INSTRUCTIONS TO FOLLOW: Transcribe the full listing exactly, and drop every picture.

##############################

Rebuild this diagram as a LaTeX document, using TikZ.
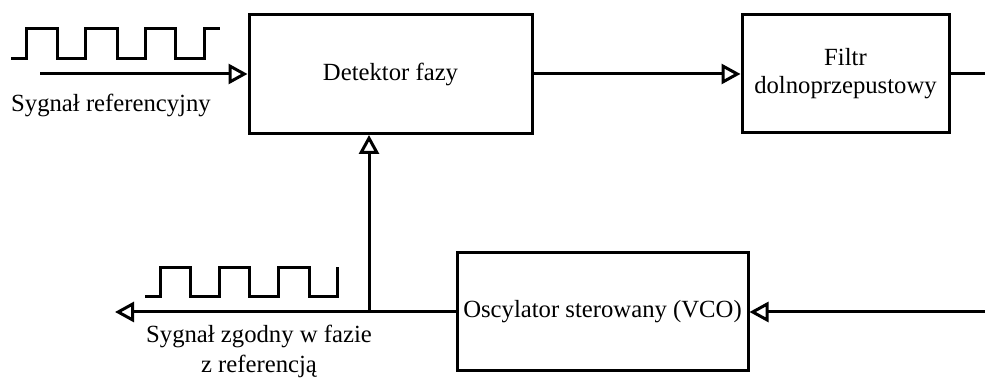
\documentclass[tikz,border=0pt]{standalone}
\usepackage{fontspec}
\setmainfont{Liberation Serif}
\usetikzlibrary{arrows.meta}

\begin{document}
\begin{tikzpicture}[x=0.5pt, y=-0.5pt, line width=1.5pt,
  every node/.style={font=\fontsize{12.35}{15}\selectfont},
  block/.style={draw, rectangle, inner sep=2pt, align=center},
  sig/.style={-{Triangle[open, length=9.5pt, width=10pt]}}]
  \useasboundingbox (0,0) rectangle (985,383);
  % blocks
  \node[block, minimum width=141.5pt, minimum height=59.5pt] (det) at (390.5,74) {Detektor fazy};
  \node[block, minimum width=103.5pt, minimum height=59pt] (filt) at (845.5,74) {Filtr\\[-1pt]dolnoprzepustowy};
  \node[block, minimum width=145.5pt, minimum height=59pt] (vco) at (602.5,312) {Oscylator sterowany (VCO)};
  % free ends of the lines
  \coordinate (refin) at (40,74);
  \coordinate (filtout) at (985,74);
  \coordinate (vcoin) at (985,312);
  \coordinate (outsig) at (115,312);
  \coordinate (split) at (369,312);
  % connections
  \draw[sig] (refin) -- (refin -| det.west);
  \draw[sig] (det.east) -- (filt.west);
  \draw (filt.east) -- (filtout);
  \draw[sig] (vcoin) -- (vco.east);
  \draw[sig] (vco.west) -- (outsig);
  \draw[sig] (split) -- (split |- det.south);
  % square waves
  \draw (11,59) -- (26,59) -- (26,29) -- (57,29) -- (57,59) -- (85,59) -- (85,29) -- (117,29) -- (117,59)
    -- (145,59) -- (145,29) -- (175,29) -- (175,59) -- (204,59) -- (204,29) -- (220,29);
  \draw (145,297) -- (160,297) -- (160,268) -- (190,268) -- (190,297) -- (219,297) -- (219,268) -- (249,268)
    -- (249,297) -- (278,297) -- (278,268) -- (309,268) -- (309,297) -- (337,297) -- (337,267);
  % labels
  \node[anchor=base] (reflbl) at (111,112) {Sygnał referencyjny};
  \node[anchor=north, align=center, inner sep=0pt] (outlbl) at (259,324) {Sygnał zgodny w fazie\\z referencją};
\end{tikzpicture}
\end{document}
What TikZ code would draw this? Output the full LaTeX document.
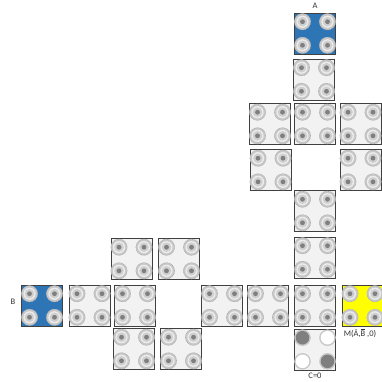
\documentclass[tikz,border=0pt]{standalone}
\usepackage{fontspec}
\setmainfont{Carlito}
\usepackage{tikz}
\usetikzlibrary{calc}
\definecolor{tileblue}{RGB}{46,117,182}
\definecolor{tilegray}{RGB}{242,242,242}
\definecolor{tileyellow}{RGB}{255,255,0}
\definecolor{studring}{RGB}{200,200,200}
\definecolor{studface}{RGB}{207,207,207}
\definecolor{studdot}{RGB}{127,127,127}
\newcommand\barB{\ensuremath{\overline{\mbox{B}}}}
\tikzset{
  tile/.style={rectangle,draw=black!75,line width=0.9pt,fill=tilegray,minimum size=41pt,inner sep=0pt},
  tag/.style={font=\fontsize{8.5}{10}\selectfont,text=black!80,inner sep=1pt},
  stud/.pic={
    \fill[studring] (0,0) circle (8.3pt);
    \draw[studring!85!black,line width=0.5pt,dash pattern=on 0.7pt off 0.7pt] (0,0) circle (8.1pt);
    \fill[white!93!black] (0,0) circle (6.1pt);
    \fill[studface] (0,0) circle (4.8pt);
    \fill[studdot] (0,0) circle (2.4pt);
  },
  fullstud/.pic={
    \fill[studring] (0,0) circle (8.3pt);
    \fill[studdot] (0,0) circle (6.8pt);
  },
  emptystud/.pic={
    \fill[studring] (0,0) circle (8.3pt);
    \fill[white] (0,0) circle (6.8pt);
  }
}
\newcommand\tilestuds[1]{%
  \foreach \sx/\sy in {-1/-1,1/-1,-1/1,1/1}
    \pic at ($(#1)+(12.5*\sx,11.8*\sy)$) {stud};}

\begin{document}
\begin{tikzpicture}[x=1pt,y=-1pt]
  \useasboundingbox (0,0) rectangle (382,381);

  % column under A
  \node[tile,fill=tileblue] (tA) at (315,33.5) {};
  \node[tile] (t1) at (314,79.5) {};
  \node[tile] (t2) at (270,124) {};
  \node[tile] (t3) at (315,124) {};
  \node[tile] (t4) at (360.5,124) {};
  \node[tile] (t5) at (270.5,170) {};
  \node[tile] (t6) at (360.5,170) {};
  \node[tile] (t7) at (315,211) {};
  \node[tile] (t8) at (315,257.5) {};

  % row with B and M
  \node[tile,fill=tileblue] (tB) at (42,305.5) {};
  \node[tile] (t9) at (89.5,305.5) {};
  \node[tile] (t10) at (135,305.5) {};
  \node[tile] (t11) at (222,305.5) {};
  \node[tile] (t12) at (268,305.5) {};
  \node[tile] (t13) at (315,305.5) {};
  \node[tile,fill=tileyellow] (tM) at (362.5,305.5) {};

  % left block
  \node[tile] (t14) at (131.5,259) {};
  \node[tile] (t15) at (179,259) {};
  \node[tile] (t16) at (134,349) {};
  \node[tile] (t17) at (181,349) {};
  \node[tile] (tC) at (315,349.5) {};

  \foreach \t in {tA,t1,t2,t3,t4,t5,t6,t7,t8,tB,t9,t10,t11,t12,t13,tM,t14,t15,t16,t17}
    \tilestuds{\t};

  \pic at ($(tC)+(-12.5,-11.8)$) {fullstud};
  \pic at ($(tC)+(12.5,-11.8)$) {emptystud};
  \pic at ($(tC)+(-12.5,11.8)$) {emptystud};
  \pic at ($(tC)+(12.5,11.8)$) {fullstud};

  \node[tag] (lA) at (315,6) {A};
  \node[tag] (lB) at (13,302) {B};
  \node[tag] (lM) at (360,333) {M(\=A,\barB\ ,0)};
  \node[tag] (lC) at (315,376) {C=0};
\end{tikzpicture}
\end{document}
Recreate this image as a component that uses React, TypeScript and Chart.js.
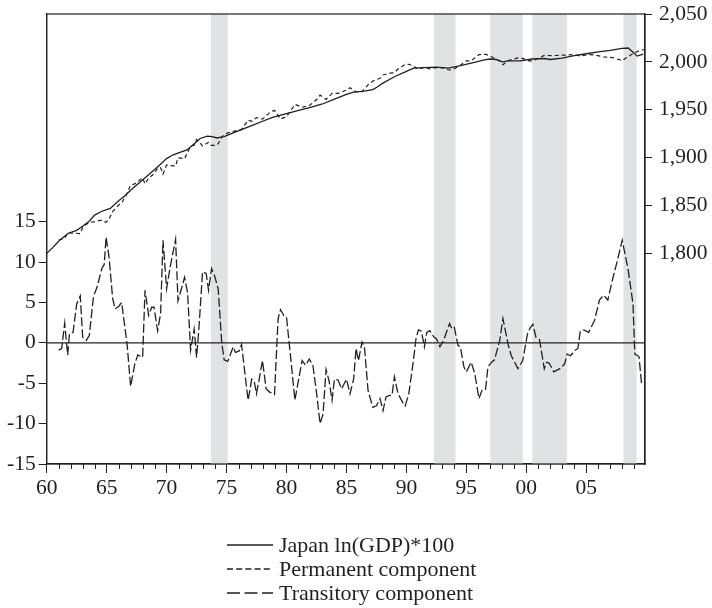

##############################

IN RESPONSE:
Rebuild this diagram as a LaTeX document, using TikZ.
\documentclass[tikz,border=0pt]{standalone}
\usepackage{fontspec}
\setmainfont{Liberation Serif}
\usetikzlibrary{arrows.meta}

\begin{document}
\begin{tikzpicture}[x=0.5pt, y=-0.5pt, line width=1.5pt,
  every node/.style={font=\fontsize{12.35}{15}\selectfont},
  block/.style={draw, rectangle, inner sep=2pt, align=center},
  sig/.style={-{Triangle[open, length=9.5pt, width=10pt]}}]
  \useasboundingbox (0,0) rectangle (985,383);
  % blocks
  \node[block, minimum width=141.5pt, minimum height=59.5pt] (det) at (390.5,74) {Detektor fazy};
  \node[block, minimum width=103.5pt, minimum height=59pt] (filt) at (845.5,74) {Filtr\\[-1pt]dolnoprzepustowy};
  \node[block, minimum width=145.5pt, minimum height=59pt] (vco) at (602.5,312) {Oscylator sterowany (VCO)};
  % free ends of the lines
  \coordinate (refin) at (40,74);
  \coordinate (filtout) at (985,74);
  \coordinate (vcoin) at (985,312);
  \coordinate (outsig) at (115,312);
  \coordinate (split) at (369,312);
  % connections
  \draw[sig] (refin) -- (refin -| det.west);
  \draw[sig] (det.east) -- (filt.west);
  \draw (filt.east) -- (filtout);
  \draw[sig] (vcoin) -- (vco.east);
  \draw[sig] (vco.west) -- (outsig);
  \draw[sig] (split) -- (split |- det.south);
  % square waves
  \draw (11,59) -- (26,59) -- (26,29) -- (57,29) -- (57,59) -- (85,59) -- (85,29) -- (117,29) -- (117,59)
    -- (145,59) -- (145,29) -- (175,29) -- (175,59) -- (204,59) -- (204,29) -- (220,29);
  \draw (145,297) -- (160,297) -- (160,268) -- (190,268) -- (190,297) -- (219,297) -- (219,268) -- (249,268)
    -- (249,297) -- (278,297) -- (278,268) -- (309,268) -- (309,297) -- (337,297) -- (337,267);
  % labels
  \node[anchor=base] (reflbl) at (111,112) {Sygnał referencyjny};
  \node[anchor=north, align=center, inner sep=0pt] (outlbl) at (259,324) {Sygnał zgodny w fazie\\z referencją};
\end{tikzpicture}
\end{document}
What TikZ code would draw this? Output the full LaTeX document.
\documentclass[tikz,border=0pt]{standalone}
\usepackage{fontspec}
\setmainfont{Carlito}
\usepackage{tikz}
\usetikzlibrary{calc}
\definecolor{tileblue}{RGB}{46,117,182}
\definecolor{tilegray}{RGB}{242,242,242}
\definecolor{tileyellow}{RGB}{255,255,0}
\definecolor{studring}{RGB}{200,200,200}
\definecolor{studface}{RGB}{207,207,207}
\definecolor{studdot}{RGB}{127,127,127}
\newcommand\barB{\ensuremath{\overline{\mbox{B}}}}
\tikzset{
  tile/.style={rectangle,draw=black!75,line width=0.9pt,fill=tilegray,minimum size=41pt,inner sep=0pt},
  tag/.style={font=\fontsize{8.5}{10}\selectfont,text=black!80,inner sep=1pt},
  stud/.pic={
    \fill[studring] (0,0) circle (8.3pt);
    \draw[studring!85!black,line width=0.5pt,dash pattern=on 0.7pt off 0.7pt] (0,0) circle (8.1pt);
    \fill[white!93!black] (0,0) circle (6.1pt);
    \fill[studface] (0,0) circle (4.8pt);
    \fill[studdot] (0,0) circle (2.4pt);
  },
  fullstud/.pic={
    \fill[studring] (0,0) circle (8.3pt);
    \fill[studdot] (0,0) circle (6.8pt);
  },
  emptystud/.pic={
    \fill[studring] (0,0) circle (8.3pt);
    \fill[white] (0,0) circle (6.8pt);
  }
}
\newcommand\tilestuds[1]{%
  \foreach \sx/\sy in {-1/-1,1/-1,-1/1,1/1}
    \pic at ($(#1)+(12.5*\sx,11.8*\sy)$) {stud};}

\begin{document}
\begin{tikzpicture}[x=1pt,y=-1pt]
  \useasboundingbox (0,0) rectangle (382,381);

  % column under A
  \node[tile,fill=tileblue] (tA) at (315,33.5) {};
  \node[tile] (t1) at (314,79.5) {};
  \node[tile] (t2) at (270,124) {};
  \node[tile] (t3) at (315,124) {};
  \node[tile] (t4) at (360.5,124) {};
  \node[tile] (t5) at (270.5,170) {};
  \node[tile] (t6) at (360.5,170) {};
  \node[tile] (t7) at (315,211) {};
  \node[tile] (t8) at (315,257.5) {};

  % row with B and M
  \node[tile,fill=tileblue] (tB) at (42,305.5) {};
  \node[tile] (t9) at (89.5,305.5) {};
  \node[tile] (t10) at (135,305.5) {};
  \node[tile] (t11) at (222,305.5) {};
  \node[tile] (t12) at (268,305.5) {};
  \node[tile] (t13) at (315,305.5) {};
  \node[tile,fill=tileyellow] (tM) at (362.5,305.5) {};

  % left block
  \node[tile] (t14) at (131.5,259) {};
  \node[tile] (t15) at (179,259) {};
  \node[tile] (t16) at (134,349) {};
  \node[tile] (t17) at (181,349) {};
  \node[tile] (tC) at (315,349.5) {};

  \foreach \t in {tA,t1,t2,t3,t4,t5,t6,t7,t8,tB,t9,t10,t11,t12,t13,tM,t14,t15,t16,t17}
    \tilestuds{\t};

  \pic at ($(tC)+(-12.5,-11.8)$) {fullstud};
  \pic at ($(tC)+(12.5,-11.8)$) {emptystud};
  \pic at ($(tC)+(-12.5,11.8)$) {emptystud};
  \pic at ($(tC)+(12.5,11.8)$) {fullstud};

  \node[tag] (lA) at (315,6) {A};
  \node[tag] (lB) at (13,302) {B};
  \node[tag] (lM) at (360,333) {M(\=A,\barB\ ,0)};
  \node[tag] (lC) at (315,376) {C=0};
\end{tikzpicture}
\end{document}
Recreate this image as a component that uses React, TypeScript and Chart.js.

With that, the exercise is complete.